◆ **Provided data**:
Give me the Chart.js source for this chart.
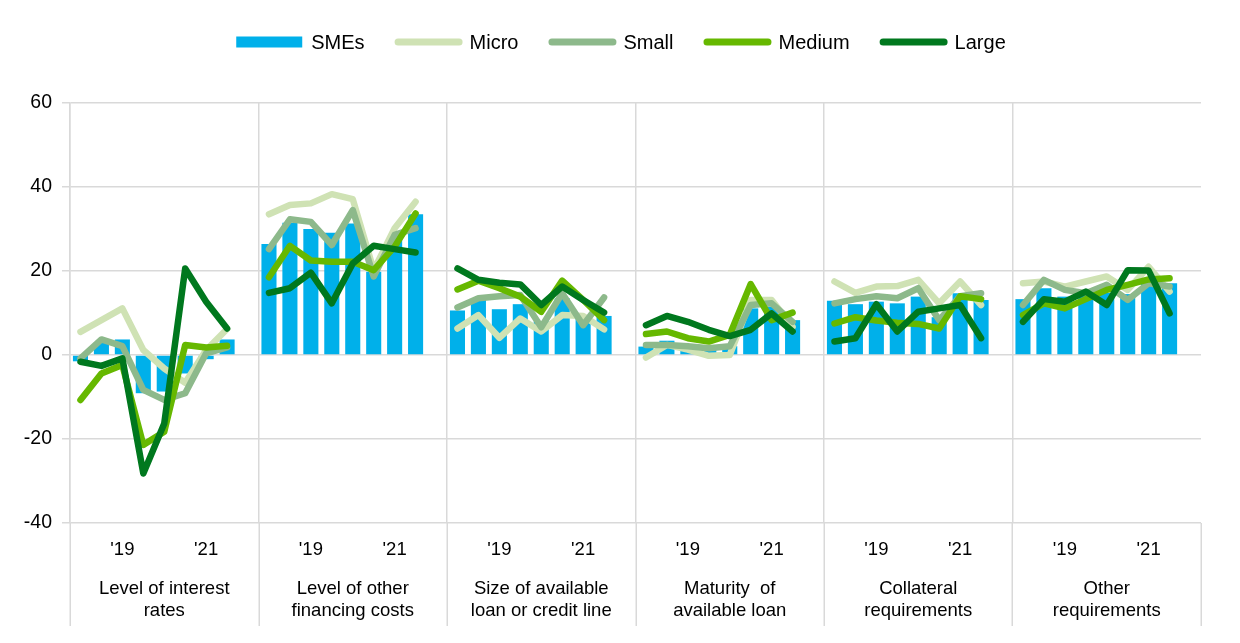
<!DOCTYPE html>
<html><head><meta charset="utf-8">
<script src="https://cdn.jsdelivr.net/npm/chart.js@4.4.1/dist/chart.umd.min.js"></script>
<style>html,body{margin:0;padding:0;background:#fff;}#wrap{width:1240px;height:643px;}</style>
</head><body><div id="wrap"><canvas id="c" width="1240" height="643"></canvas></div>
<script>
// ---- data ----
const groupNames = [
  ['Level of interest', 'rates'],
  ['Level of other', 'financing costs'],
  ['Size of available', 'loan or credit line'],
  ['Maturity  of', 'available loan'],
  ['Collateral', 'requirements'],
  ['Other', 'requirements']
];
const periods = ['H1 18', 'H2 18', 'H1 19', 'H2 19', 'H1 20', 'H2 20', 'H1 21', 'H2 21'];
const periodTicks = ['', '', "'19", '', '', '', "'21", ''];
const yTicks = [-40, -20, 0, 20, 40, 60];

const smes = [
  [-1.5, 3, 3.7, -9.1, -8.7, -4.4, -1, 3.7],
  [26.4, 31.5, 30, 29.1, 31.3, 19.8, 28, 33.5],
  [10.6, 13.1, 10.9, 12.1, 8, 13.5, 9, 9.3],
  [2, 3.4, 2.4, 1.8, 2.1, 11.1, 11.5, 8.3],
  [12.9, 12.1, 12.7, 12.3, 13.9, 9, 14.7, 13.1],
  [13.3, 15.9, 13.9, 14.3, 14.8, 14.5, 17.1, 17.1]
];
const micro = [
  [5.5, 8.3, 11.1, 1.2, -3.2, -6.6, 1.2, 6.2],
  [33.5, 35.7, 36.1, 38.3, 37.1, 20.2, 30.2, 36.5],
  [6.3, 9.5, 4.1, 8.7, 5.6, 9.5, 9.3, 6.1],
  [-0.6, 2.4, 1.3, -0.2, 0, 13.1, 13.1, 6.7],
  [17.5, 14.8, 16.3, 16.4, 17.9, 12.3, 17.5, 11.9],
  [17.1, 17.5, 16.3, 17.5, 18.7, 15.5, 21, 15.1]
];
const small = [
  [-0.8, 3.7, 2.1, -8.3, -10.7, -9.1, 0.4, 1.8],
  [25.2, 32.3, 31.7, 26.2, 34.5, 18.7, 28.6, 30.2],
  [11.3, 13.5, 14, 14.3, 6.6, 14.7, 7.1, 13.7],
  [2.4, 2.4, 2.1, 1.6, 2.1, 11.9, 12.3, 7.9],
  [12.3, 13.3, 14, 13.5, 15.9, 8.3, 14, 14.7],
  [11.9, 17.9, 15.5, 14.7, 16.7, 13.1, 17.1, 16.3]
];
const medium = [
  [-10.7, -4.4, -2.4, -21.4, -18.3, 2.4, 1.8, 2.2],
  [18.5, 26, 22.5, 22.2, 22.2, 20.2, 25.8, 33.7],
  [15.6, 17.7, 15.9, 13.9, 10.3, 17.7, 13.1, 8.3],
  [5, 5.6, 4, 3.2, 4.8, 16.9, 8.3, 10.1],
  [7.5, 9, 8.2, 7.7, 7.4, 6.3, 14, 13.3],
  [9.5, 12.3, 11.1, 13.3, 15.5, 16.7, 18, 18.3]
];
const large = [
  [-1.6, -2.6, -0.8, -28.2, -16.3, 20.6, 12.7, 6.3],
  [14.8, 15.9, 19.6, 12.3, 21.8, 26, 25.2, 24.4],
  [20.6, 17.9, 17.2, 16.8, 11.9, 16.3, 13.1, 10.1],
  [7.1, 9.3, 7.9, 6, 4.5, 6, 9.9, 5.6],
  [3.2, 4, 12.1, 5.6, 10.3, 11.1, 11.9, 4],
  [7.9, 13.3, 12.7, 15.1, 11.9, 20.2, 20.1, 9.9]
];

// ---- build ----
const SLOTS = periods.length + 1;
const labels = [];
groupNames.forEach((g, gi) => {
  periods.forEach(p => labels.push(g.join(' ') + ' ' + p));
  labels.push(g.join(' ') + ' gap');
});
function flat(series) {
  const out = [];
  series.forEach(arr => { arr.forEach(v => out.push(v)); out.push(null); });
  return out;
}
const COLORS = { smes: '#00b0ea', micro: '#cfe2b4', small: '#8db98b', medium: '#66b800', large: '#00781e' };
const FONT = '"Liberation Sans", Arial, sans-serif';
Chart.defaults.font.family = FONT;
Chart.defaults.color = '#000';

function lineDs(label, data, color, order) {
  return {
    type: 'line', label, data: flat(data), borderColor: color, backgroundColor: color,
    borderWidth: 6.5, pointRadius: 0, pointHoverRadius: 0, tension: 0, spanGaps: false,
    borderCapStyle: 'round', borderJoinStyle: 'round', order
  };
}

const legendItems = [
  { label: 'SMEs', color: COLORS.smes, kind: 'bar' },
  { label: 'Micro', color: COLORS.micro, kind: 'line' },
  { label: 'Small', color: COLORS.small, kind: 'line' },
  { label: 'Medium', color: COLORS.medium, kind: 'line' },
  { label: 'Large', color: COLORS.large, kind: 'line' }
];

const decor = {
  id: 'decor',
  afterDraw(chart) {
    const ctx = chart.ctx, a = chart.chartArea;
    const slot = (a.right - a.left) / labels.length;
    ctx.save();
    // group separators below axis
    ctx.strokeStyle = '#d9d9d9'; ctx.lineWidth = 1.5;
    for (let g = 0; g <= groupNames.length; g++) {
      const x = Math.round(a.left + g * SLOTS * slot) + 0.25;
      ctx.beginPath(); ctx.moveTo(x, a.bottom); ctx.lineTo(x, 626); ctx.stroke();
    }
    // group labels
    ctx.fillStyle = '#000'; ctx.textAlign = 'center'; ctx.textBaseline = 'middle';
    ctx.font = '18.5px ' + FONT;
    groupNames.forEach((g, gi) => {
      const cx = a.left + (gi * SLOTS + SLOTS / 2) * slot;
      ctx.fillText(g[0], cx, 589);
      ctx.fillText(g[1], cx, 611);
    });
    // legend
    ctx.font = '20px ' + FONT;
    const sw = 68, gapT = 7, gapI = 30;
    let total = 0;
    const widths = legendItems.map(it => ctx.measureText(it.label).width);
    widths.forEach(w => total += sw + gapT + w);
    total += gapI * (legendItems.length - 1);
    let x = chart.width / 2 + 1 - total / 2;
    const y = 42;
    ctx.textAlign = 'left';
    legendItems.forEach((it, i) => {
      if (it.kind === 'bar') {
        ctx.fillStyle = it.color; ctx.fillRect(x, y - 5.5, sw - 2, 11);
      } else {
        ctx.strokeStyle = it.color; ctx.lineWidth = 7; ctx.lineCap = 'round';
        ctx.beginPath(); ctx.moveTo(x + 3.5, y); ctx.lineTo(x + sw - 3.5, y); ctx.stroke();
      }
      ctx.fillStyle = '#000';
      ctx.fillText(it.label, x + sw + gapT, y + 1);
      x += sw + gapT + widths[i] + gapI;
    });
    ctx.restore();
  }
};

new Chart(document.getElementById('c'), {
  type: 'bar',
  data: {
    labels,
    datasets: [
      { type: 'bar', label: 'SMEs', data: flat(smes), backgroundColor: COLORS.smes,
        barPercentage: 0.72, categoryPercentage: 1, order: 10 },
      lineDs('Micro', micro, COLORS.micro, 4),
      lineDs('Small', small, COLORS.small, 3),
      lineDs('Medium', medium, COLORS.medium, 2),
      lineDs('Large', large, COLORS.large, 1)
    ]
  },
  options: {
    responsive: false, animation: false, events: [],
    layout: { padding: { top: 103, right: 39, bottom: 0, left: 0 } },
    plugins: { legend: { display: false }, tooltip: { enabled: false } },
    scales: {
      x: {
        offset: true,
        grid: {
          offset: true, drawTicks: false, lineWidth: 1.5,
          color: c => (c.index % SLOTS === 0 ? '#d9d9d9' : 'rgba(0,0,0,0)')
        },
        border: { display: false },
        ticks: {
          autoSkip: false, maxRotation: 0, minRotation: 0, padding: 16,
          font: { size: 18.5 },
          callback: (v, i) => (i % SLOTS < periods.length ? periodTicks[i % SLOTS] : '')
        },
        afterFit: s => { s.height = 120; }
      },
      y: {
        min: yTicks[0], max: yTicks[yTicks.length - 1],
        afterBuildTicks: s => { s.ticks = yTicks.map(v => ({ value: v })); },
        grid: { color: '#d9d9d9', lineWidth: 1.5, tickLength: 8 },
        border: { color: '#d9d9d9', width: 1.5 },
        ticks: { padding: 10, font: { size: 19.5 } },
        afterFit: s => { s.width = 70; }
      }
    }
  },
  plugins: [decor]
});
</script>
</body></html>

◆ **Task goal**: Reproduce exactly the run of lines that opens the listing and closes with the line holding "const yTicks = [-40, -20, 0, 20, 40, 60];". Pictures are excluded.

◆ **In response**:
Give me the Chart.js source for this chart.
<!DOCTYPE html>
<html><head><meta charset="utf-8">
<script src="https://cdn.jsdelivr.net/npm/chart.js@4.4.1/dist/chart.umd.min.js"></script>
<style>html,body{margin:0;padding:0;background:#fff;}#wrap{width:1240px;height:643px;}</style>
</head><body><div id="wrap"><canvas id="c" width="1240" height="643"></canvas></div>
<script>
// ---- data ----
const groupNames = [
  ['Level of interest', 'rates'],
  ['Level of other', 'financing costs'],
  ['Size of available', 'loan or credit line'],
  ['Maturity  of', 'available loan'],
  ['Collateral', 'requirements'],
  ['Other', 'requirements']
];
const periods = ['H1 18', 'H2 18', 'H1 19', 'H2 19', 'H1 20', 'H2 20', 'H1 21', 'H2 21'];
const periodTicks = ['', '', "'19", '', '', '', "'21", ''];
const yTicks = [-40, -20, 0, 20, 40, 60];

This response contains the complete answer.